Environmentalists and everyone working on their health can rejoice about this news published this month from the Seafood Nutrition Partnership.
“We have great news to share for the seafood and health movement. Seafood continues to be recognize as a vital part of a healthy diet and a new study from Harvard shows that adding seafood and omega-3s to our diets may reduce the risk of premature death. As we have shared previously, eating seafood is good for our health and the healthier choice for our environment.”
Bottom line: Even modest improvements in diet quality could meaningfully influence health.
Let’s talk more about this, while eating the freshest seafood and listening to live music at the Boston Seafood Festival Sunday August 13th (SO SOON) on the Boston Fish Pier.

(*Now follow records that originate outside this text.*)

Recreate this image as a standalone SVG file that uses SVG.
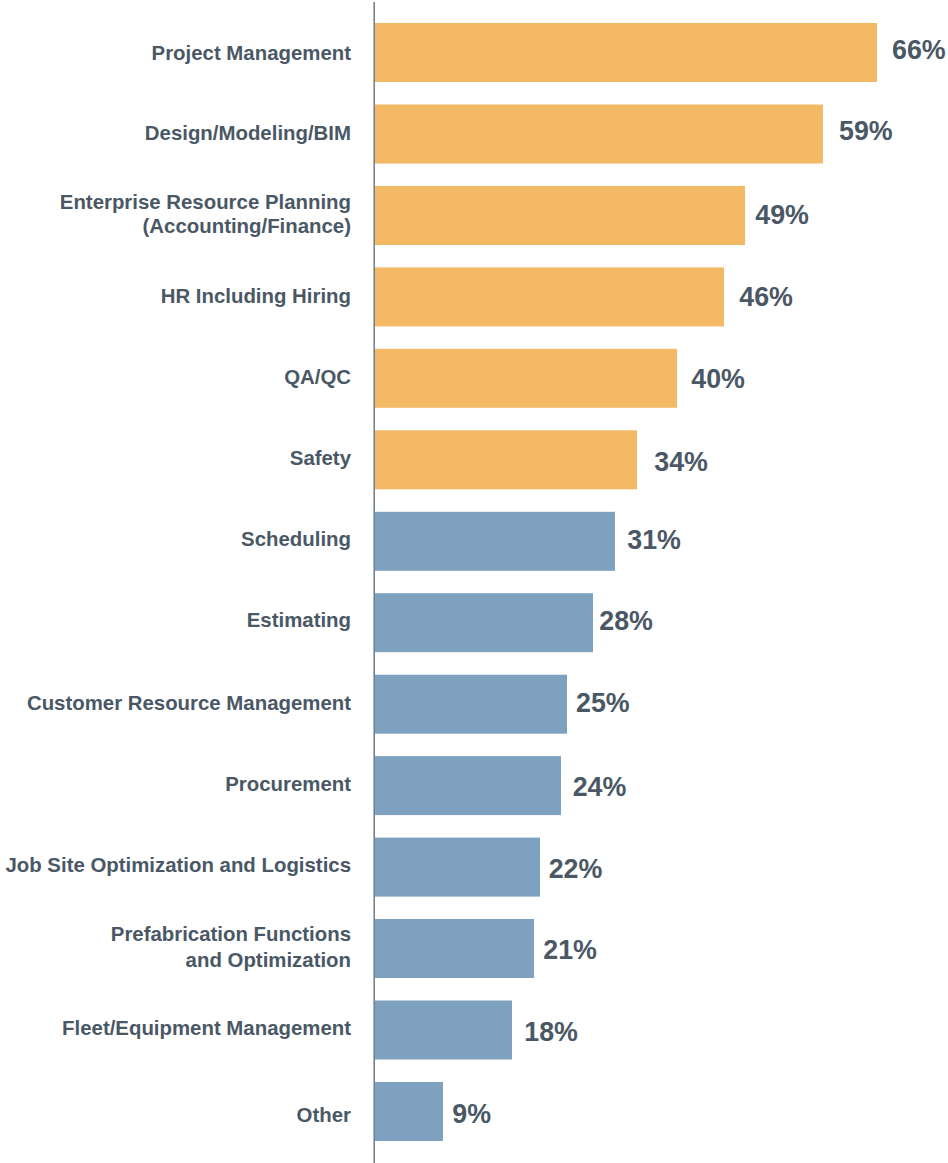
<svg xmlns="http://www.w3.org/2000/svg" width="948" height="1163" viewBox="0 0 948 1163">
<style>
.lbl{font-family:"Liberation Sans",Arial,sans-serif;font-weight:bold;font-size:20.4px;fill:#4a5866;text-anchor:end}
.val{font-family:"Liberation Sans",Arial,sans-serif;font-weight:bold;font-size:26.8px;fill:#4a5866}
.o{fill:#f4b965}
.b{fill:#7ea1bf}
</style>
<rect width="948" height="1163" fill="#ffffff"/>
<g id="bars">
<g id="n1"><rect class="o" x="375" y="23" width="502" height="59"/><text class="lbl" x="351" y="60">Project Management</text><text class="val" x="892" y="58.5">66%</text></g>
<g id="n2"><rect class="o" x="375" y="104.5" width="448" height="59"/><text class="lbl" x="351" y="139.5">Design/Modeling/BIM</text><text class="val" x="839" y="140">59%</text></g>
<g id="n3"><rect class="o" x="375" y="186" width="370" height="59"/><text class="lbl" x="351" y="209.3">Enterprise Resource Planning</text><text class="lbl" x="351" y="233.3">(Accounting/Finance)</text><text class="val" x="755.3" y="224.3">49%</text></g>
<g id="n4"><rect class="o" x="375" y="267.4" width="349" height="59"/><text class="lbl" x="351" y="303.3">HR Including Hiring</text><text class="val" x="739.3" y="305.7">46%</text></g>
<g id="n5"><rect class="o" x="375" y="348.8" width="302" height="59"/><text class="lbl" x="351" y="384.3">QA/QC</text><text class="val" x="691.3" y="387.7">40%</text></g>
<g id="n6"><rect class="o" x="375" y="430.3" width="262" height="59"/><text class="lbl" x="351" y="465">Safety</text><text class="val" x="654.3" y="471.3">34%</text></g>
<g id="n7"><rect class="b" x="375" y="511.8" width="240" height="59"/><text class="lbl" x="351" y="546">Scheduling</text><text class="val" x="627.3" y="549.3">31%</text></g>
<g id="n8"><rect class="b" x="375" y="593.2" width="218" height="59"/><text class="lbl" x="351" y="626.7">Estimating</text><text class="val" x="599.3" y="630">28%</text></g>
<g id="n9"><rect class="b" x="375" y="674.7" width="192" height="59"/><text class="lbl" x="351" y="710">Customer Resource Management</text><text class="val" x="576" y="712.3">25%</text></g>
<g id="n10"><rect class="b" x="375" y="756.1" width="186" height="59"/><text class="lbl" x="351" y="790.7">Procurement</text><text class="val" x="572.7" y="796">24%</text></g>
<g id="n11"><rect class="b" x="375" y="837.6" width="165" height="59"/><text class="lbl" x="351" y="871.7">Job Site Optimization and Logistics</text><text class="val" x="548.7" y="878.3">22%</text></g>
<g id="n12"><rect class="b" x="375" y="919" width="159" height="59"/><text class="lbl" x="351" y="941">Prefabrication Functions</text><text class="lbl" x="351" y="966.5">and Optimization</text><text class="val" x="543.3" y="959">21%</text></g>
<g id="n13"><rect class="b" x="375" y="1000.5" width="137" height="59"/><text class="lbl" x="351" y="1034.5">Fleet/Equipment Management</text><text class="val" x="524.3" y="1041">18%</text></g>
<g id="n14"><rect class="b" x="375" y="1082" width="68" height="59"/><text class="lbl" x="351" y="1122.3">Other</text><text class="val" x="452.3" y="1123.3">9%</text></g>
</g>
<g id="connectors">
<line x1="374.2" y1="2" x2="374.2" y2="1163" stroke="#6e7a86" stroke-width="1.5"/>
</g>
</svg>
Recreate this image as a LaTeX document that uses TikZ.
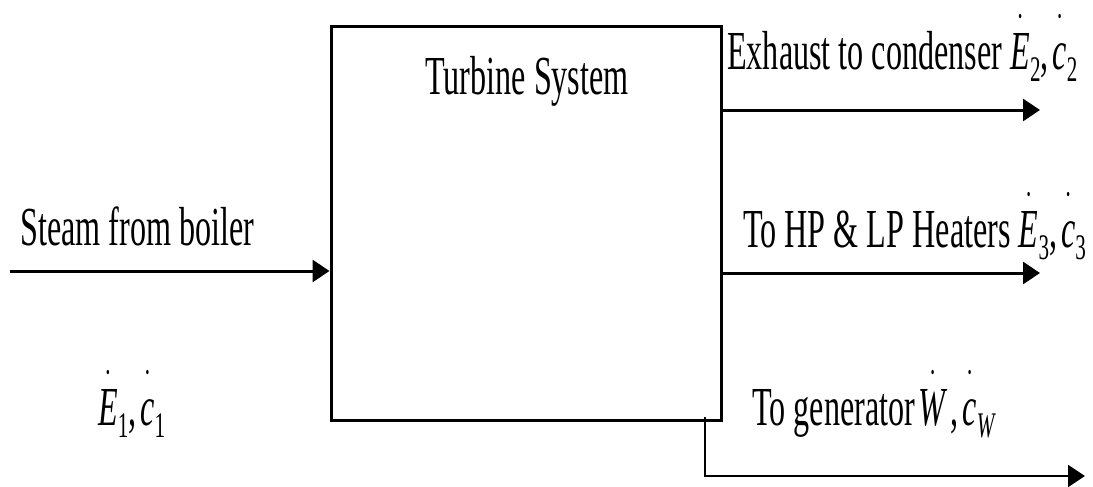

The study details and link to original publication:
A study from Harvard’s T.H. Chan School of Public Health, which analyzed 74,000 adults over 24 years, found improving the quality of your diet to include whole grains, vegetables, fruits, nuts, and fish and less red and processed meats and sugary beverages, may significantly reduce risk of premature death.
The study, which looked at diet over a 12-year period (1986-1998) and the subject’s risk of dying over the next 12 years (1998-2010), found that increasing healthy foods in your diet is associated with lower risk of total and cardiovascular death. The Mediterranean Diet or DASH Diet were considered to be best examples.
The researchers found that swapping one serving of red or processed meat daily for a better option was linked to an 8% to 17% decrease in risk of death. Among those who had relatively unhealthy diets at the beginning of the study but whose diet scores improved the most, the risk of death in subsequent years was also significantly reduced.
Lead author Mercedes Sotos-Priet says that, “Our study indicates that even modest improvements in diet quality could meaningfully influence mortality risk and conversely, worsening diet quality may increase the risk.”
The study was published in the July 13, 2017 issue of the New England Journal of Medicine.